A rare Pictish stone carving of a man has been found during a multi-million pound roadworks’ project in Perth.
The exciting archaeological find temporarily stopped work on the £35 million A9/A85 project and the stone was identified by Mark Hall, of Perth Museum and Art Gallery, as displaying a particular kind of Pictish carving not previously seen in the area.
Described as a “significant” find, the stone shows a figure walking right to left, holding a spear in his right hand. The weapon is believed to be typical of spears of the mid-first millennium AD.
The figure appears to be holding a club or a staff in his left hand and is wearing a cloak and shoes. He also has a very pronounced hair style, with a shaven front scalp.
The figure’s face is obscured by wear to the stone but archaeologists believe he had a large nose.
No Pictish archaeological sites are known in the immediate vicinity but archaeological experts believe the stone suggests the presence of a powerful noble locally.
The stone, which was found in an undisclosed location during the A9/A85 work, is currently in safe keeping, awaiting a suitable place at a museum to be chosen in the next few weeks.
A spokesperson for Perth and Kinross Council said: “The fearsome figure probably served to warn travellers and visitors that they were approaching his residence or territory.
“The study of the carving and what it can reveal about life in Pictish Scotland will continue.
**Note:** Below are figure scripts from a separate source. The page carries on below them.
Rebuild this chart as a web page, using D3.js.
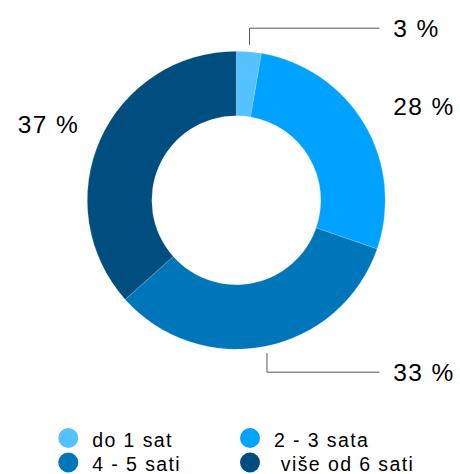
<!DOCTYPE html>
<html>
<head>
<meta charset="utf-8">
<script src="https://cdn.jsdelivr.net/npm/d3@7"></script>
<style>
  body { margin: 0; background: #fff; }
  svg { display: block; }
  text { font-family: Helvetica, Arial, "Liberation Sans", sans-serif; fill: #000; }
</style>
</head>
<body>
<svg id="chart" width="460" height="474"></svg>
<script>
// categories and shares (percent)
const categories = ["do 1 sat", "2 - 3 sata", "4 - 5 sati", " više od 6 sati"];
const shares = [2.7, 27.6, 33.1, 36.6];
const colors = ["#56C1FF", "#00A2FF", "#0076BA", "#004D7F"];

const width = 460,
  height = 474;
const cx = 236.3,
  cy = 200.2;
const outerR = 149,
  innerR = 84.5;

const svg = d3.select("#chart");

const data = categories.map((c, i) => ({ name: c, value: shares[i], color: colors[i] }));

const pie = d3
  .pie()
  .value((d) => d.value)
  .sort(null)
  .startAngle(0)
  .endAngle(2 * Math.PI);

const arc = d3.arc().innerRadius(innerR).outerRadius(outerR);

const arcs = pie(data);

const g = svg.append("g").attr("transform", "translate(" + cx + "," + cy + ")");

// donut slices
g.selectAll("path.slice")
  .data(arcs)
  .join("path")
  .attr("class", "slice")
  .attr("d", arc)
  .attr("fill", (d) => d.data.color)
  .attr("stroke", "rgba(255,255,255,0.35)")
  .attr("stroke-width", 0.5);

// labels: small slices get a leader line, others sit next to the ring
const labelR = 185; // radius used for plain labels
const leaderStartR = outerR + 7;
const leaderLabelDy = 172; // vertical distance of leader labels from centre
const column = 157; // label column offset from centre

const midAngle = (d) => (d.startAngle + d.endAngle) / 2;

arcs.forEach(function (d) {
  var a = midAngle(d);
  var sx = Math.sin(a),
    sy = -Math.cos(a);
  var right = sx >= 0;
  var label = Math.round(d.data.value) + " %";
  var lx, ly;

  if (d.data.value < 5 || Math.abs(sy) > 0.95) {
    // leader line: out from the ring, vertical, then horizontal to label column
    var x0 = leaderStartR * sx,
      y0 = leaderStartR * sy;
    ly = (sy < 0 ? -1 : 1) * leaderLabelDy;
    lx = right ? column : -column;
    g.append("path")
      .attr("d", d3.line()([[x0, y0], [x0, ly], [lx - (right ? 14 : -14), ly]]))
      .attr("fill", "none")
      .attr("stroke", "#555")
      .attr("stroke-width", 1);
  } else {
    ly = labelR * sy;
    lx = right ? column : -column;
  }

  g.append("text")
    .attr("x", lx)
    .attr("y", ly)
    .attr("dy", "0.36em")
    .attr("text-anchor", right ? "start" : "end")
    .style("font-size", "24.5px")
    .style("letter-spacing", "1.4px")
    .text(label);
});

// legend, two columns
const legendX = 68.3,
  legendY = 438,
  colW = 181.7,
  rowH = 24.5;

const legend = svg
  .append("g")
  .selectAll("g")
  .data(data)
  .join("g")
  .attr("transform", (d, i) =>
    "translate(" + (legendX + (i % 2) * colW) + "," + (legendY + Math.floor(i / 2) * rowH) + ")"
  );

legend.append("circle").attr("r", 10).attr("fill", (d) => d.color);

legend
  .append("text")
  .attr("x", 24)
  .attr("dy", 8.5)
  .style("font-size", "19.5px")
  .style("letter-spacing", "1.4px")
  .style("white-space", "pre")
  .text((d) => d.name);
</script>
</body>
</html>
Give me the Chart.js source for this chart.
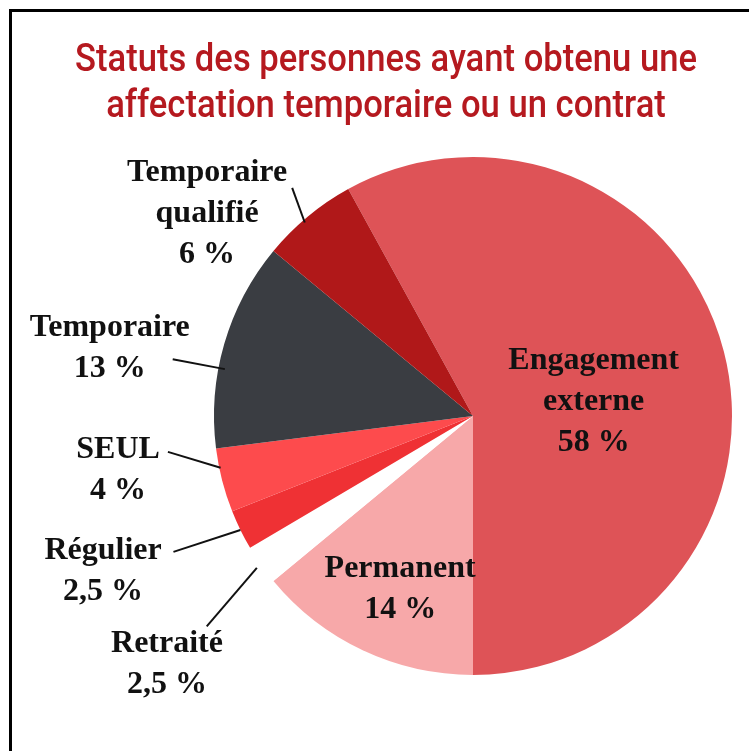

The Scottish Treasure Trove has been notified and the carving will be allocated to a museum in due course.
“After an inspection of the find spot, no further archaeological works were considered necessary and the roadworks have resumed.”
The A9/A85 scheme is the first phase of the Perth Transport Futures Project which began on site in October 2016, and is due to be completed in March 2019. This includes work for the sprawling Bertha Park project.
Councillor Ian Campbell, leader of Perth and Kinross Council, said: “I am led to believe Pictish symbol stones come in many shapes and sizes, and date broadly to the sixth to eighth centuries AD.
“I understand very little is known about the purpose of Pictish stones and the real meaning of the symbols they carry. In terms of their function, theories include their serving as grave markers or memorials to Pictish nobles, or their standing as territorial markers.
“I look forward to hearing what the experts conclude from their examination of this clearly fascinating stone.”
David Strachan, of Perth and Kinross Heritage Trust, added: “I would like to take this opportunity to thank the finders of the carving for drawing it to our attention.
“This is a really significant find as there are very few such stones known in Scotland. It’s a signal of the importance of the area in Pictish times.”